Why data science?

Posted by Wendy Kim on May 30, 2019

I currently work at an economic consulting firm, which involves analyzing various financial data and presenting the findings to an audience with no technical background.

Last year, I worked on a project that required me to cleaning and collapsing monthly remittance data into a time-series data. More specifically, I had to compile monthly delinquency history - i.e. if or how much a borrower had been late or overdue on a payment over time - of each loan from the raw data.

Seemingly simple task

The basic idea was simple. In the raw data, each row contained monthly delinquency status of a loan as a string with length of 1. For example, a delinquency status of 3 would mean the loan has been delinquent for 30 days, 6 would mean delinquent for 60 days, F would mean foreclosure and so on. Like this:

Loan Month Delinquency Status
A 1 3
A 2 6
B 1 9
B 2 F

The desired output would have one row for each unique loan in the raw data. So, for the simplified example above, I would want:

Loan Delinquency History
A 36
B 9F

Obstacles

At first, I thought this could be easily done through a simple while loop in SAS. However, I ran into obstacles soon enough. The raw data looked more like the table below.

Loan Month Delinquency Status
A 1 3
A 2 6
A 4 6
B 3 9
B 6 F

The main obstacles were:

  1. The raw dataset had over 2 billion rows, which took me few hours just to import the data.
  2. Each loan had available data for different periods in time. Therefore, each loan would have Delinqunecy History of different lengths.
  3. For many months, data was missing for some months. Therefore, the length of Delinquency History would not always match the number of months between the first and last months of available data. Moreover, if a loan had missing months, the Delinquency History would become meaningless as I can’t figure out delinquency status of a given month.

Process and Results

After multiple late nights and weekends, I was able to compile Delinquency History dataset as desired.

First of all, I started working with a small subset of the raw data so that I don’t waste hours running my program, just to realize a typo in my code.
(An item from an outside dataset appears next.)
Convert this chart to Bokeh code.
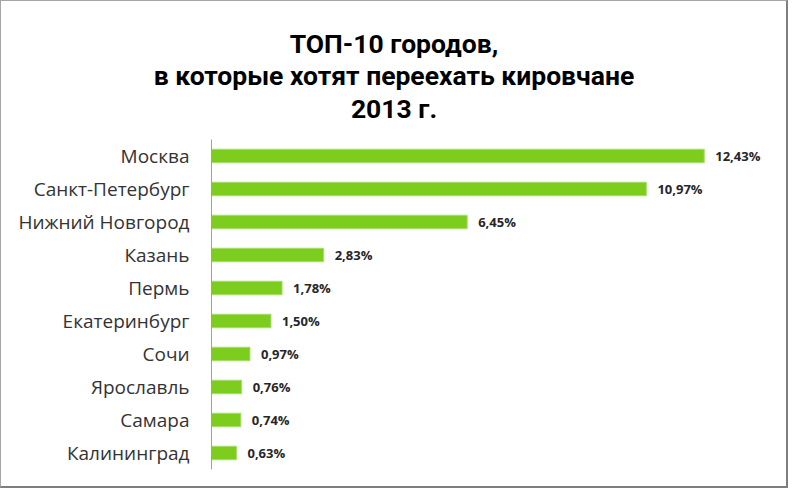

Then, I created a column called Delinquency Status_New that fills in delinquency statuses of missing months with ‘X’, as shown in the table below. The program would go through each row, and if Month increase by more than 1 month compared to the previous row, I would pad ‘X’s to Delinquency Status by the increment (i.e. the number of missing months). If Month increase by 1 month compared to the previous row, Delinquency Status_New would be same as Delinquency Status.

Loan Month Delinquency Status Delinquency Status_New
A 1 3 3
A 2 6 6
A 4 6 X6
B 3 9 9
B 6 F XXF

Then, I created a Delinquency History column using Delinquency Status_New column. The program also identified the first and last months of available data for each loan, so that it is clear for which month each letter in the Delinquency History column represents. I also calculated the Period between the first and last months of available data, which became useful for sanity checking if Delinquency History had correct length.

Loan First Month Last Month Period Delinquency History
A 1 4 4 36X6
B 3 6 4 9XXF

Looking back, the task does not appear as challenging and I feel like I should have been able to figure it out sooner. Nevertheless, I enjoyed the entire process of problem solving and I became more interested in coding and data. It was my first time working with such big dataset, and I became curious about how data scientists work with and draw insights from big datasets. Had I written my program in Python, not SAS, would it be easier or more efficient? Rather than filling in ‘X’s for missing months, would it be possible to recognize delinquency patterns in the raw data estimate delinquency statuses of the missing months? If so, would it be possible to go one step further and predict delinquency statuses of each loan in the future?

I’m excited to begin my journey as a data scientist and solve a myriad of interesting real-world questions through data.